I sank to my knees, picking up dropped mail. “Thank God. So what do you do for a living?” A blast of cold heralded the arrival of people dressed in pilgrim hats, doing a rock rendition of “Simple Gifts” in three-part harmony.
“Is there a church service going on there?” Simon asked.
“Of sorts. I’m in the lobby of my building.”
“Go upstairs. Call me in ten minutes.”
I didn’t dwell on how he knew I lived on an upper floor; I was too relieved to know he was not in the Drug Enforcement Agency. Relief is a beautiful, underrated feeling. I reached my apartment and stuck my key in the lock.
The door was already unlocked.
Uh-oh.
I hesitated, my hand on the doorknob, thinking, Maybe I left the apartment unlocked this morning while Ruta’s voice yelled, Run. Run while you have the chance.
Too late.
From the other side of the door a voice called out, “Wollstonecraft? Is that you?” A voice I knew as well as my own.
“Yes, Mother,” I called back, closing my eyes. “It’s me.”
27
“ A ctually, ‘It is I.’ ”
My mother sat curled on the sofa, a theatrical piece of furniture in leopard skin. My mother wore white. Her pants and caftan, drapey as a tablecloth, pooled around her, obscuring her small frame. The arrangement was so artful it would be a pity for her to stand and spoil the effect, and my mother, in fact, did not stand.
“What?” I said.
“You don’t say, ‘It’s me,’ dear, but ‘It’s I.’ Are you going to give me a kiss?”
I leaned over my mother, feeling graceless and large, and touched my lips to her very soft cheek. She closed the coffee-table book Aerial Views of Los Angeles, and smiled. “You look well. My word, have you always had those breasts?”
“Since I was twelve.”
“Oh, good. I’d hate to think you had them enlarged. Mine have always been small. A more pleasing look, especially as you age. The well-endowed look matronly.”
My mother was pretty much as I remembered her. Her hair was a touch more silver, the blond I’d inherited from her giving way gracefully. She wore no makeup, and I could smell the moisturizer she’d used for years.

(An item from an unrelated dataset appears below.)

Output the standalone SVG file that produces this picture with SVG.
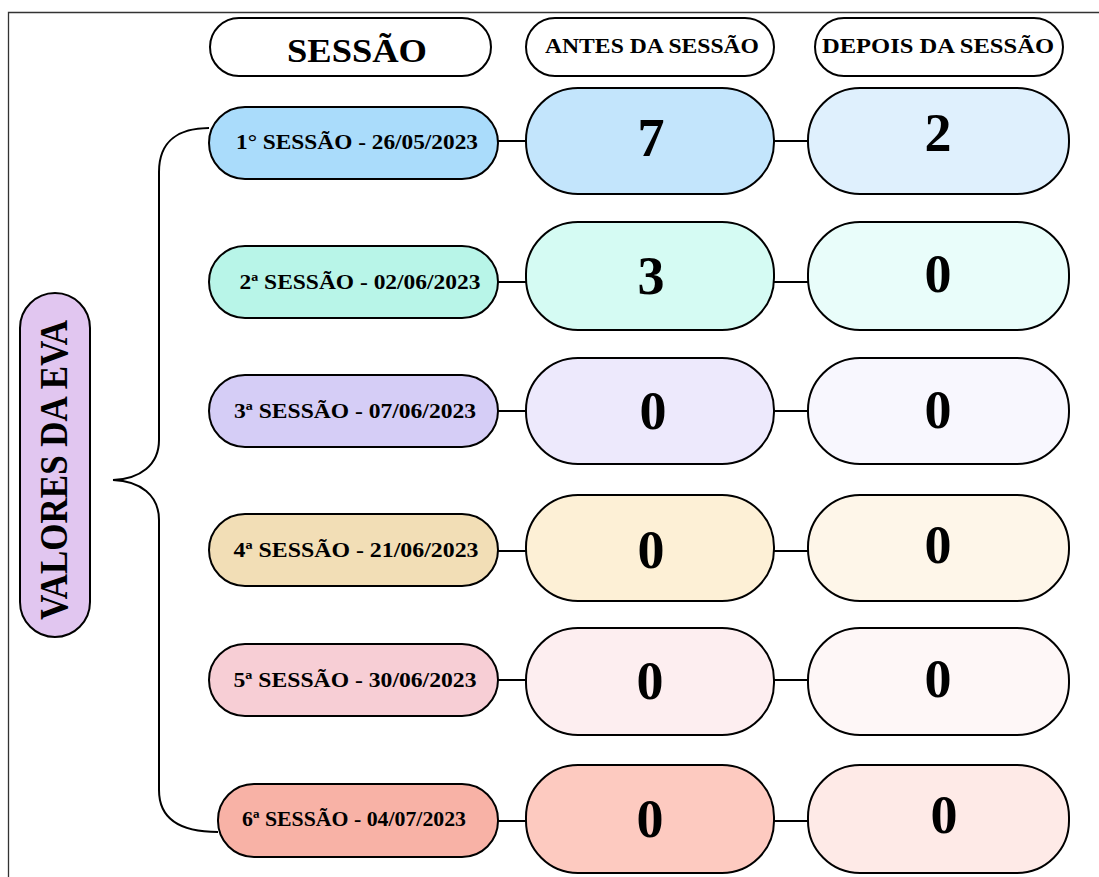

I said, “How did you get in?”
“The plumber.”
“What plumber?”
“The woman plumber, in the plumber suit. An effeminate young man let me into the building, and the plumber let me into the apartment. A little kitschy, isn’t it? I would never put animal skin against these purples.” She gestured to the walls and carpet. “Of course, I wouldn’t use animal skin in any case. Even faux.”
“It’s a sublet,” I said, distractedly. “Cheap. Almost a house-sit. For my friend Hubie. Was this plumber… plumbing?”

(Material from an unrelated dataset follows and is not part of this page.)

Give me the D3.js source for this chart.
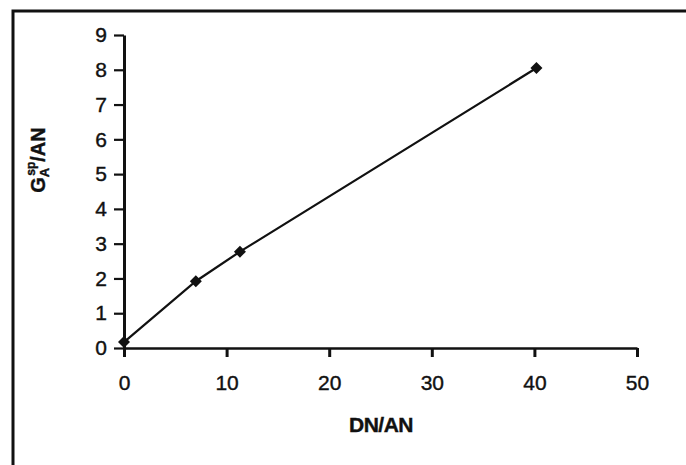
<!DOCTYPE html>
<html>
<head>
<meta charset="utf-8">
<script src="https://cdn.jsdelivr.net/npm/d3@7"></script>
<style>
  body { margin: 0; background: #fff; }
  svg { display: block; }
  text { font-family: "Liberation Sans", Arial, sans-serif; fill: #111; stroke: #111; stroke-width: 0.4px; }
</style>
</head>
<body>
<div id="svg"></div>
<script>
// data
var dnAn = [0, 7.0, 11.3, 40.2];
var gaAn = [0.17, 1.92, 2.77, 8.05];
var xTicks = [0, 10, 20, 30, 40, 50];
var yTicks = [0, 1, 2, 3, 4, 5, 6, 7, 8, 9];

var width = 686,
    height = 465;

var svg = d3.select("#svg").append("svg")
    .attr("width", width)
    .attr("height", height);

// scanned frame: only top and left edges show
svg.append("path")
    .attr("d", "M13,465 L13,11 L686,11")
    .attr("fill", "none")
    .attr("stroke", "#111")
    .attr("stroke-width", 3);

var x = d3.scaleLinear().domain([0, 50]).range([124, 637]);
var y = d3.scaleLinear().domain([0, 9]).range([348, 35]);

var xAxis = svg.append("g")
    .attr("transform", "translate(0," + y(0) + ")")
    .call(d3.axisBottom(x).tickValues(xTicks).tickSize(9).tickPadding(18).tickSizeOuter(0));
xAxis.select(".domain").attr("stroke-width", 2.4).attr("stroke", "#111");
xAxis.selectAll(".tick line").attr("stroke-width", 3).attr("stroke", "#111");
xAxis.selectAll(".tick text").style("font-size", "21px").attr("fill", "#111");

var yAxis = svg.append("g")
    .attr("transform", "translate(" + x(0) + ",0)")
    .call(d3.axisLeft(y).tickValues(yTicks).tickSize(10).tickPadding(7).tickSizeOuter(0));
yAxis.select(".domain").attr("stroke-width", 3).attr("stroke", "#111");
yAxis.selectAll(".tick line").attr("stroke-width", 2.2).attr("stroke", "#111");
yAxis.selectAll(".tick text").style("font-size", "21px").attr("fill", "#111");

var pts = dnAn.map(function (d, i) { return [d, gaAn[i]]; });

var line = d3.line()
    .x(function (d) { return x(d[0]); })
    .y(function (d) { return y(d[1]); });

svg.append("path")
    .datum(pts)
    .attr("d", line)
    .attr("fill", "none")
    .attr("stroke", "#111")
    .attr("stroke-width", 2.2);

svg.append("g")
    .selectAll("path")
    .data(pts)
    .enter().append("path")
    .attr("transform", function (d) { return "translate(" + x(d[0]) + "," + y(d[1]) + ") rotate(45)"; })
    .attr("d", d3.symbol().type(d3.symbolSquare).size(72))
    .attr("fill", "#111");

// axis titles
svg.append("text")
    .attr("x", 381)
    .attr("y", 432)
    .attr("text-anchor", "middle")
    .attr("font-weight", "bold")
    .style("font-size", "21px")
    .style("letter-spacing", "-0.5px")
    .text("DN/AN");

var yt = svg.append("text")
    .attr("transform", "translate(45,160) rotate(-90)")
    .attr("text-anchor", "middle")
    .attr("font-weight", "bold")
    .style("font-size", "20px");
yt.append("tspan").text("G");
yt.append("tspan").attr("dy", 4).style("font-size", "13px").text("A");
yt.append("tspan").attr("dx", -8).attr("dy", -14).style("font-size", "12px").text("sp");
yt.append("tspan").attr("dy", 10).text("/AN");
</script>
</body>
</html>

“I have no idea. Gay, I suppose. Your friend. They can be kitschy, can’t they? Generally with more taste than this.”
I perched on a chair. Maybe the building super had let the plumber in. Maybe I had a leak I didn’t know about, dripping into the apartment beneath me. These things happened. I’d call the super. “How’s life at the ashram, Mom? I thought you-”

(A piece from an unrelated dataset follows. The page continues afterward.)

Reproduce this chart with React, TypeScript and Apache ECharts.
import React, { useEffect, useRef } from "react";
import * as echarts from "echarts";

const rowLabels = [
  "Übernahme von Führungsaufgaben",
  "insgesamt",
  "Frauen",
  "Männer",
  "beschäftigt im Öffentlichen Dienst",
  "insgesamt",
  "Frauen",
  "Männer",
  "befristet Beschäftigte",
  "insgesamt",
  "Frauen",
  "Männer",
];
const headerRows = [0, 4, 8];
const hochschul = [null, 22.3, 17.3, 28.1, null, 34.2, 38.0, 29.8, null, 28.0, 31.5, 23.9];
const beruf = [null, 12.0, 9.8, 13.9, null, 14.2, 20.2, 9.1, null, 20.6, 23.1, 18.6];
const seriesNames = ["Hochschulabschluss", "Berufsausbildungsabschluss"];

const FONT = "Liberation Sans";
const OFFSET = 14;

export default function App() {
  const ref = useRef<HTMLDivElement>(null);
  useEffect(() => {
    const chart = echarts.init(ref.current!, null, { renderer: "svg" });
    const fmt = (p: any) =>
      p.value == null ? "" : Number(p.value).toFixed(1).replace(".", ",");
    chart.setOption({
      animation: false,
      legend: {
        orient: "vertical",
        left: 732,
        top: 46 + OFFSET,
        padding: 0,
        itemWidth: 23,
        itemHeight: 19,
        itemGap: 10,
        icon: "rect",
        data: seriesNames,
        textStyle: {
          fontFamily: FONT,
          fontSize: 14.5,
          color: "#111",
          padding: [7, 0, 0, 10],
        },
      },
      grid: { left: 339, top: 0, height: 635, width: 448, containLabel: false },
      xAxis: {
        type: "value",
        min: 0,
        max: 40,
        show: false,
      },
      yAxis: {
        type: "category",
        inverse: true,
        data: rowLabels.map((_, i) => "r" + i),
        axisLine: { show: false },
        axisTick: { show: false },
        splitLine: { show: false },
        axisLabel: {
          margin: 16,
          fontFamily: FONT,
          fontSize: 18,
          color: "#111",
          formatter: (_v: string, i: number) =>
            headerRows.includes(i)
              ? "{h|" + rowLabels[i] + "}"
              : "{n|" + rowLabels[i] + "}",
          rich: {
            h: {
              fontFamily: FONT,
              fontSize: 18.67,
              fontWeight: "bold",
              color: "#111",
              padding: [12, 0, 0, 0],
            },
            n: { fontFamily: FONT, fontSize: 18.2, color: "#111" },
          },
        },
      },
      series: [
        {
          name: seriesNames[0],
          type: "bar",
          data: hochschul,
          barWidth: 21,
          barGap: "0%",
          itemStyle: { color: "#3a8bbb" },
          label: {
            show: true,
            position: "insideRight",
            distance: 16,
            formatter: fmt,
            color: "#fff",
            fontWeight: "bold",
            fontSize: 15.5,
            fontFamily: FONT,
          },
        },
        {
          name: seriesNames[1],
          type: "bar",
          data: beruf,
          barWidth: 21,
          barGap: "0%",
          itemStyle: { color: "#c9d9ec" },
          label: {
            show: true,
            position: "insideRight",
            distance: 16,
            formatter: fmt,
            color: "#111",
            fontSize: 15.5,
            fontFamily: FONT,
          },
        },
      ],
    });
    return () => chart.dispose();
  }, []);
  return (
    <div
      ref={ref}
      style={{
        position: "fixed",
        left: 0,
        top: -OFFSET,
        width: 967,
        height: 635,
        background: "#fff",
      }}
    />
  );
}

“Dear, is it so difficult to use my given name? I’ve requested-”
“Sorry. Estelle.”
“No, the new one.”
“Sorry. Prana. Didn’t you say only an act of God could get you back to L.A.?”
“It was an act of God that brought me.” My mother set the coffee-table book on a coffee table already cluttered with books. “I am concerned for your chi.”
I stood. “Okay, let me just change before we launch into… chi. Something to drink?” I detoured to the kitchen for a diet root beer.